From the above, it should be apparent that the potential difference between the electrodes of a cell is a measure of the tendency for the cell reaction to take place: the more positive the cell potential, the greater the tendency for the reaction to proceed to the right. But we already know that the standard free energy change expresses the tendency for any kind of process to occur under the conditions of constant temperature and pressure. Thus ΔG° and E° measure the same thing, and are related in a simple way:

... or in more detail (see below for explanations of the units given for voltage)

A few remarks are in order about this very fundamental and important relation:

• The negative sign on the right indicates that a positive cell potential (according to the sign convention discussed previously) implies a negative free energy change, and thus that the cell reaction will spontaneously proceed to the right.
• Electrical work is done when an electric charge q moves through a potential difference ΔV. The right side of Eq. 2 refers to the movement of n moles of charge across the cell potential E°, and thus has the dimensions of work.
• The value of ΔG° expresses the maximum useful work that a system can do on the surroundings. "Useful" work is that which can be extracted from the cell by electrical means to operate a lamp or some other external device. This excludes any P-V work that is simply a consequence of volume change (which could conceivably be put to some use!) and which would be performed in any case, even if the reactants were combined directly. This quantity of work –ΔG° can only be extracted from the system under the limiting conditions of a thermodynamically reversible change, which for an electrochemical cell implies zero current. The more rapidly the cell operates, the less electrical work it can supply.
• If F is expressed in coulombs per mole of electrons, the electrical work is in joules per mole. To relate these units to electrical units, recall that the coulomb is one amp-sec, and that power, which is the rate at which work is done, is measured in watts, which is the product of amps and volts

1 J = 1 watt-sec = 1 (amp-sec) × volts

If Eq. 2 is solved for E°, we have

(3)

This states explicitly that the cell potential is a measure of the free energy change per mole of electrons transferred, which is a brief re-statement of the principle explained immediately above. To see this more clearly, consider the cell

Cu(s) | Cu²⁺ || Cl^– | AgCl(s) | Ag(s)

for which we list the standard reduction potentials and ΔG°s of the half-reactions:

Here we multiply the cathodic reaction by two in order to balance the charge. Because the anodic reaction is written as an oxidation, we reverse the sign of its E° and obtain E_cell = E_right – E_left = –.115 volt for the cell potential. The negative cell potential tells us that this reaction will not proceed spontaneously.

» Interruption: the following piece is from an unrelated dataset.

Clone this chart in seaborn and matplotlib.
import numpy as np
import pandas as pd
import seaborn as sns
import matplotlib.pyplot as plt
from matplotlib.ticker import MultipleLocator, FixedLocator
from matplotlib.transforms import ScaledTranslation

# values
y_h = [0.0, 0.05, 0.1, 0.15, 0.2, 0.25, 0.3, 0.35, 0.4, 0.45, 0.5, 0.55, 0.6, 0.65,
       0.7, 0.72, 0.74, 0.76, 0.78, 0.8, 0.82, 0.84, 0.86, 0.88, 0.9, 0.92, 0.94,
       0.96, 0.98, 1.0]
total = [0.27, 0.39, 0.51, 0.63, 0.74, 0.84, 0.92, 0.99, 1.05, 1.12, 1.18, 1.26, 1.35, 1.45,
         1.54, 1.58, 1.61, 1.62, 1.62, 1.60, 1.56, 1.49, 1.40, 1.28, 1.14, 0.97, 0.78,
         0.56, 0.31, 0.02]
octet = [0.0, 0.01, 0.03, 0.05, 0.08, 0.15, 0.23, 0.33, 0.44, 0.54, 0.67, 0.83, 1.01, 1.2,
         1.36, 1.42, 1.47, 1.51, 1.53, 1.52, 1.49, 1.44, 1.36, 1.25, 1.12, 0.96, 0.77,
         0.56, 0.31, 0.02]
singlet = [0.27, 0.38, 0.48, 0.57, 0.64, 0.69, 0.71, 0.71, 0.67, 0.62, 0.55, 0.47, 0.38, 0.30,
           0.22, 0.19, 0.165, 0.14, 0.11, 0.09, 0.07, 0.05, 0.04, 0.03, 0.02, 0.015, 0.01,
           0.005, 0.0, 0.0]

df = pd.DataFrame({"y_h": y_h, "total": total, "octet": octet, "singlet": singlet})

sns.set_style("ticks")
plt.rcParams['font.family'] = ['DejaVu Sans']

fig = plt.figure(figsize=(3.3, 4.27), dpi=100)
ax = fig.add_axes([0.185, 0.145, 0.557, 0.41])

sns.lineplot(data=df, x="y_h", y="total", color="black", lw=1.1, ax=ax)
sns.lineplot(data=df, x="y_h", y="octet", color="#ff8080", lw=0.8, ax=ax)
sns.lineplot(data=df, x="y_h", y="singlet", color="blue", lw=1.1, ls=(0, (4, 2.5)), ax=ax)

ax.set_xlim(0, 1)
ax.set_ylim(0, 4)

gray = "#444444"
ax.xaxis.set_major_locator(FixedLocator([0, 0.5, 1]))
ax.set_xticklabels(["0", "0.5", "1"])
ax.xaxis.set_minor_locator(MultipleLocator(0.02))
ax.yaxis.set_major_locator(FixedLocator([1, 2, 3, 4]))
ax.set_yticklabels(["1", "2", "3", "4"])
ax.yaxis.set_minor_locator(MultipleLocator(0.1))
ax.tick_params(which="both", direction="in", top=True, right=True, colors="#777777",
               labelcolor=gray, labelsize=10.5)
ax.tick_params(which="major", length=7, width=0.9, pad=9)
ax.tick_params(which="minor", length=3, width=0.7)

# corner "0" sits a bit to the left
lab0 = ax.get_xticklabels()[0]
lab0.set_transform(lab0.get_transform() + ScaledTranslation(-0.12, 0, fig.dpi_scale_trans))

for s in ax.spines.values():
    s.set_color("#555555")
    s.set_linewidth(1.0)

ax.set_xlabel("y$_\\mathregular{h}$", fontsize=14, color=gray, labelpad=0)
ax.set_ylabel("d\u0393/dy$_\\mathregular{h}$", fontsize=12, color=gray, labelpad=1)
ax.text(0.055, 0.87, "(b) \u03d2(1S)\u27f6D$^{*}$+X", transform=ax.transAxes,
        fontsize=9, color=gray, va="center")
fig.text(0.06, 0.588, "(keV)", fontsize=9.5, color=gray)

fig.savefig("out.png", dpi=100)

When the electrons don't cancel out

Note, however, that if we are combining two half reactions to obtain a third half reaction, the E° values are not additive, since this third half-reaction is not accompanied by another half reaction that causes the charges to cancel. Free energies are always additive, so we combine them, and use ΔG° =  –nFE° to find the cell potential.

The fall of the electron

A table of standard half-cell potentials summarizes a large amount of chemistry, for it expresses the relative powers of various substances to donate and accept electrons by listing reduction half-reactions in order of increasing E° values, and thus of increasing spontaneity. The greater the value of E°, the greater the tendency of the substance on the left to acquire electrons, and thus the stronger this substance is as an oxidizing agent.

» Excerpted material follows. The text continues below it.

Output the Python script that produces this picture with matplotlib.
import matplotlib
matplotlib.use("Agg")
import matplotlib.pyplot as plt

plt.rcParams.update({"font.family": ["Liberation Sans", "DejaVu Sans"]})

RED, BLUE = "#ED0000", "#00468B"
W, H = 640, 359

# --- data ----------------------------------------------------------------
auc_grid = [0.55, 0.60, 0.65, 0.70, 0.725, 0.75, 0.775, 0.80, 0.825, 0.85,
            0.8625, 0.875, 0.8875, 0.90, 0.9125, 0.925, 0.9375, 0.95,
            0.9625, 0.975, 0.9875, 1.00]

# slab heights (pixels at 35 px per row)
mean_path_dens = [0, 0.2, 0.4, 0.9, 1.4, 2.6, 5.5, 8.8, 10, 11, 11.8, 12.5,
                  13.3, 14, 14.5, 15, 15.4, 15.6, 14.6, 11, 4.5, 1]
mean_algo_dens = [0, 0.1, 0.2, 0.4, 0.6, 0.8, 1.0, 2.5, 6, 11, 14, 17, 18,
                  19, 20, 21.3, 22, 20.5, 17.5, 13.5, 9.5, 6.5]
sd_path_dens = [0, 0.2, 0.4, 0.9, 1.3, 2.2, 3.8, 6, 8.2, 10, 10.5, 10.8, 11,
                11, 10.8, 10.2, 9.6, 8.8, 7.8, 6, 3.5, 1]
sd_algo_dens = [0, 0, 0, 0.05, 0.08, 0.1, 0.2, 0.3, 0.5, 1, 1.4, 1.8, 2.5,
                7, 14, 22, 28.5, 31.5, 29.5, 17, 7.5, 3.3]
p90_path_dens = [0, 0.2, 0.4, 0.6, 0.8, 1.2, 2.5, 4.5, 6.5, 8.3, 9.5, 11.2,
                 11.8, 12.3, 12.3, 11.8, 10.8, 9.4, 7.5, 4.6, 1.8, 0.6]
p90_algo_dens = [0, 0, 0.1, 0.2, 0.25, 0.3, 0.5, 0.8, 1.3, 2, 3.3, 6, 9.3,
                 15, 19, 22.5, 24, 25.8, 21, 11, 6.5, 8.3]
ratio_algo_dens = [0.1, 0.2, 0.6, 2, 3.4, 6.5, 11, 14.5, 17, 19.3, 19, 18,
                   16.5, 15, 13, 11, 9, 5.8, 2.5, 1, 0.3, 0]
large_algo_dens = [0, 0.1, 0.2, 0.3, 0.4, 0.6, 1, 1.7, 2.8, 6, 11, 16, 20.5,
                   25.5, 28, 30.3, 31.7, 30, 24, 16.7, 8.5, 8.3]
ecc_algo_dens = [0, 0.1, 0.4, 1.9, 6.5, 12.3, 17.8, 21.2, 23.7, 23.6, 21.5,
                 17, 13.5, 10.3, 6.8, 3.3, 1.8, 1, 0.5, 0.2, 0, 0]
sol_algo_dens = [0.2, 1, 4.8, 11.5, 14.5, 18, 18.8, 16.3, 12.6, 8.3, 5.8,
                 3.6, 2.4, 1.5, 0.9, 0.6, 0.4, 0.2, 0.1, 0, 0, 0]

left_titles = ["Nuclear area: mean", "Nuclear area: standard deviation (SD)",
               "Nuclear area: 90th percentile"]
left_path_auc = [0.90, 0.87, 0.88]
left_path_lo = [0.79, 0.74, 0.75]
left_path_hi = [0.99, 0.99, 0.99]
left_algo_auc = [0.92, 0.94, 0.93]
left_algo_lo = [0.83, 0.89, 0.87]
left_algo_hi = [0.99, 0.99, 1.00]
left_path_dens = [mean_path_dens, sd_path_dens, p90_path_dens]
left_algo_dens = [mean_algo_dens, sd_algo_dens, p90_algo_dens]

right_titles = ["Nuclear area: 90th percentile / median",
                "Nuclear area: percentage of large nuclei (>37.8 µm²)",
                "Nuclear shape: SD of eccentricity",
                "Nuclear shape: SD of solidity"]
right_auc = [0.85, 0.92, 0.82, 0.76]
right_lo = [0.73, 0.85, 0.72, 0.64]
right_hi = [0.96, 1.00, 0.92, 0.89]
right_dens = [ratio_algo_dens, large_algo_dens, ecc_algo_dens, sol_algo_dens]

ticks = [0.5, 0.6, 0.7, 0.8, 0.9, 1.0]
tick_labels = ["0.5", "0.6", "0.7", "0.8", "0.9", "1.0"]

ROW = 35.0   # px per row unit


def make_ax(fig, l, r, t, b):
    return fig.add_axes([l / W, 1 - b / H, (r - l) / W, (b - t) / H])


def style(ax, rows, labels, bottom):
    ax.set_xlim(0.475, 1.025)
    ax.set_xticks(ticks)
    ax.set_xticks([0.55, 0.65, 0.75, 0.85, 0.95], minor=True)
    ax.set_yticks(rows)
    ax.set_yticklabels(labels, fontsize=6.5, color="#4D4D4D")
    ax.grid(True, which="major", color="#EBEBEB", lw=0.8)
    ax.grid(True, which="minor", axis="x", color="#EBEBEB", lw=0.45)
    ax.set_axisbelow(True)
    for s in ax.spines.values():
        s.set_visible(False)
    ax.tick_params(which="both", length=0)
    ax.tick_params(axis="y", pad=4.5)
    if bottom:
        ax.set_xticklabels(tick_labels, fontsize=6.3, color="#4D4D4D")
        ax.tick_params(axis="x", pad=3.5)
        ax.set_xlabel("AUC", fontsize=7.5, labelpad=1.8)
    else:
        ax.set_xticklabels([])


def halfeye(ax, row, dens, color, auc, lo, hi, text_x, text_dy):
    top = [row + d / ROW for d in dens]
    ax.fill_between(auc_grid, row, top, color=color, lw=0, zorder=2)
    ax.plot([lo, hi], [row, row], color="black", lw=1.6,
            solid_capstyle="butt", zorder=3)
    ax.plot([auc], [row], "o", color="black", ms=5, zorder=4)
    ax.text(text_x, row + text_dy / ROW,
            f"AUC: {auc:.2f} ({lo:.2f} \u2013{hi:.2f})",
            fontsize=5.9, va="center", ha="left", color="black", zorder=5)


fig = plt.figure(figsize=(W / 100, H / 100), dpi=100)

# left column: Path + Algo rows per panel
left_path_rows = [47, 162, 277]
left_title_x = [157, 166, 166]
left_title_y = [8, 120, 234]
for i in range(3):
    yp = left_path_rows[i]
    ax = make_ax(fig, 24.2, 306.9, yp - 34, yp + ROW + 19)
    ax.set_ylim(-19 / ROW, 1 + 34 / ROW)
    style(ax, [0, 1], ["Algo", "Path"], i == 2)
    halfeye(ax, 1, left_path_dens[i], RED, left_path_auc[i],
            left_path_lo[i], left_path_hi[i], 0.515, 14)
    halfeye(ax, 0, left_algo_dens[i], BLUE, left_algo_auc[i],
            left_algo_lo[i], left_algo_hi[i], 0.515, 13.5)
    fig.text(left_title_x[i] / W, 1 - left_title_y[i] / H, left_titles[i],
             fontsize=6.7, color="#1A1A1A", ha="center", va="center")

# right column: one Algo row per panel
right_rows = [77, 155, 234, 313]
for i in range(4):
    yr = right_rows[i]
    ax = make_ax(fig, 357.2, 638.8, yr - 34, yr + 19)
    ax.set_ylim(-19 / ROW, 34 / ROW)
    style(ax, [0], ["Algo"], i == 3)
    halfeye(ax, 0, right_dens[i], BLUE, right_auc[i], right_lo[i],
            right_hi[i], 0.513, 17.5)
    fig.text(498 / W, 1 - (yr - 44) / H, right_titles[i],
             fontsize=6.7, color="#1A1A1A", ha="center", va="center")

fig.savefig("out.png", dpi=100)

If you have studied elementary chemical thermodynamics, you will have learned about the role that a quantity called the Gibbs free energy, usually referred to as simply the "free energy", plays in determining the direction of any chemical change. The rule is that all spontaneous change (that is, all reactions that proceed to the "right") is associated with a fall in the free energy, and the greater the degree of that fall (ΔG°), the greater will be the tendency for the reaction to take place.

If you are not familiar with the concept of free energy, just think of it as something like potential energy, which similarly decreases when spontaneous mechanical events occur, such as the dropping of a weight.

Since oxidation-reduction processes involve the transfer of an electron from a donor to an acceptor, it makes sense to focus on the electron and to consider that it falls from a higher-free energy environment (the reductant, or "source") to a lower-free energy one (the oxidant, or "sink".)

As can be seen from the diagram below, this model makes it far easier to predict what will happen when two or more oxidants and reducants are combined; the electron "falls" as far as it can, filling up oxidizing agents (sinks) from the bottom up, very much in the same way as electrons fill atomic orbitals as we build up larger atoms.